Your output is the lines from the first one to the one containing "TXT = '#2a2a2a'", repeated exactly, with images left out.
----------
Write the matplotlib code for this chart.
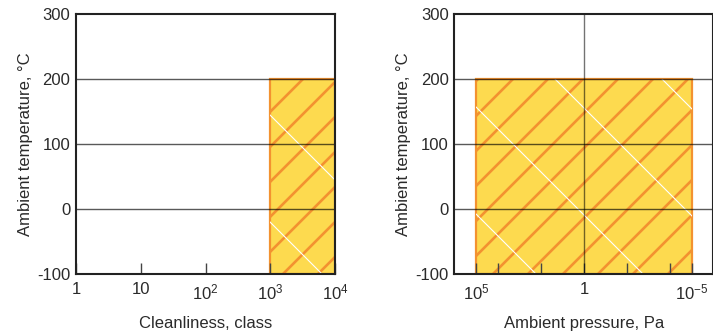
import matplotlib
matplotlib.use("Agg")
import matplotlib.pyplot as plt
import numpy as np
from matplotlib.patches import Rectangle
from matplotlib.transforms import IdentityTransform

plt.rcParams['font.family'] = ['Liberation Sans', 'DejaVu Sans']
plt.rcParams['mathtext.fontset'] = 'custom'
plt.rcParams['mathtext.rm'] = 'Liberation Sans'
plt.rcParams['mathtext.it'] = 'Liberation Sans'
plt.rcParams['axes.unicode_minus'] = False

# operating window
cleanliness_range = [1e3, 1e4]
pressure_range = [1e5, 1e-5]
temperature_range = [-100, 200]

# axes
temp_ticks = [-100, 0, 100, 200, 300]
temp_grid = [0, 100, 200]
clean_ticks = [1, 10, 1e2, 1e3, 1e4]
clean_labels = ['1', '10', '10$^2$', '10$^3$', '10$^4$']
press_ticks = [1e5, 1, 1e-5]
press_labels = ['10$^5$', '1', '10$^{\u22125}$']
press_minor = [1e4, 1e2, 1e-2, 1e-4]
press_ref = 1

FILL = '#fdda4f'
ORANGE = '#f39230'
TXT = '#2a2a2a'


def hatch(ax, patch, spacing, sign, color, lw, phase=0):
    # diagonal lines in pixel space, clipped to the patch
    fig = ax.figure
    W, H = fig.bbox.width, fig.bbox.height
    span = W + H
    for c in np.arange(-span, span, spacing) + phase:
        xs = np.array([-H, W + H])
        ys = sign * (xs - c)
        ln = ax.plot(xs, ys, color=color, lw=lw, transform=IdentityTransform(),
                     zorder=1.5, solid_capstyle='butt')[0]
        ln.set_clip_path(patch)


def panel(ax, xr, xlim):
    ax.set_xscale('log')
    ax.set_xlim(*xlim)
    ax.set_ylim(temp_ticks[0], temp_ticks[-1])
    ax.set_yticks(temp_ticks)
    ax.tick_params(axis='y', length=0, pad=4, labelsize=12, labelcolor=TXT)
    ax.tick_params(axis='x', which='both', direction='in', length=8, width=1,
                   color='#444444', pad=6, labelsize=12, labelcolor=TXT)
    rect = Rectangle((xr[0], temperature_range[0]), xr[1] - xr[0],
                     temperature_range[1] - temperature_range[0],
                     facecolor=FILL, edgecolor=ORANGE, lw=1.6, zorder=1)
    ax.add_patch(rect)
    hatch(ax, rect, 35, 1, ORANGE, 1.9, phase=10)
    hatch(ax, rect, 107, -1, 'white', 0.8, phase=40)
    for yv in temp_grid:
        ax.axhline(yv, color='black', alpha=0.65, lw=1, zorder=3)
    for s in ax.spines.values():
        s.set_color('#222222')
        s.set_linewidth(1.5)
        s.set_zorder(4)
    ax.set_ylabel('Ambient temperature, °C', fontsize=12, color=TXT, labelpad=3)


fig = plt.figure(figsize=(7.13, 3.35), dpi=100)
ax1 = fig.add_axes([0.1066, 0.1821, 0.3633, 0.776])
ax2 = fig.add_axes([0.6374, 0.1821, 0.3633, 0.776])

panel(ax1, cleanliness_range, (1, 1e4))
ax1.set_xticks(clean_ticks)
ax1.set_xticklabels(clean_labels)
ax1.xaxis.set_minor_locator(matplotlib.ticker.NullLocator())
ax1.set_xlabel('Cleanliness, class', fontsize=12, color=TXT, labelpad=10)

panel(ax2, pressure_range, (1e6, 1e-6))
ax2.set_xticks(press_ticks)
ax2.set_xticklabels(press_labels)
ax2.set_xticks(press_minor, minor=True)
ax2.set_xticklabels([], minor=True)
ax2.axvline(press_ref, color='black', alpha=0.55, lw=1, zorder=3)
ax2.set_xlabel('Ambient pressure, Pa', fontsize=12, color=TXT, labelpad=10)

fig.savefig('out.png', dpi=100)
----------
WRITTEN ANSWER:
Write the matplotlib code for this chart.
import matplotlib
matplotlib.use("Agg")
import matplotlib.pyplot as plt
import numpy as np
from matplotlib.patches import Rectangle
from matplotlib.transforms import IdentityTransform

plt.rcParams['font.family'] = ['Liberation Sans', 'DejaVu Sans']
plt.rcParams['mathtext.fontset'] = 'custom'
plt.rcParams['mathtext.rm'] = 'Liberation Sans'
plt.rcParams['mathtext.it'] = 'Liberation Sans'
plt.rcParams['axes.unicode_minus'] = False

# operating window
cleanliness_range = [1e3, 1e4]
pressure_range = [1e5, 1e-5]
temperature_range = [-100, 200]

# axes
temp_ticks = [-100, 0, 100, 200, 300]
temp_grid = [0, 100, 200]
clean_ticks = [1, 10, 1e2, 1e3, 1e4]
clean_labels = ['1', '10', '10$^2$', '10$^3$', '10$^4$']
press_ticks = [1e5, 1, 1e-5]
press_labels = ['10$^5$', '1', '10$^{\u22125}$']
press_minor = [1e4, 1e2, 1e-2, 1e-4]
press_ref = 1

FILL = '#fdda4f'
ORANGE = '#f39230'
TXT = '#2a2a2a'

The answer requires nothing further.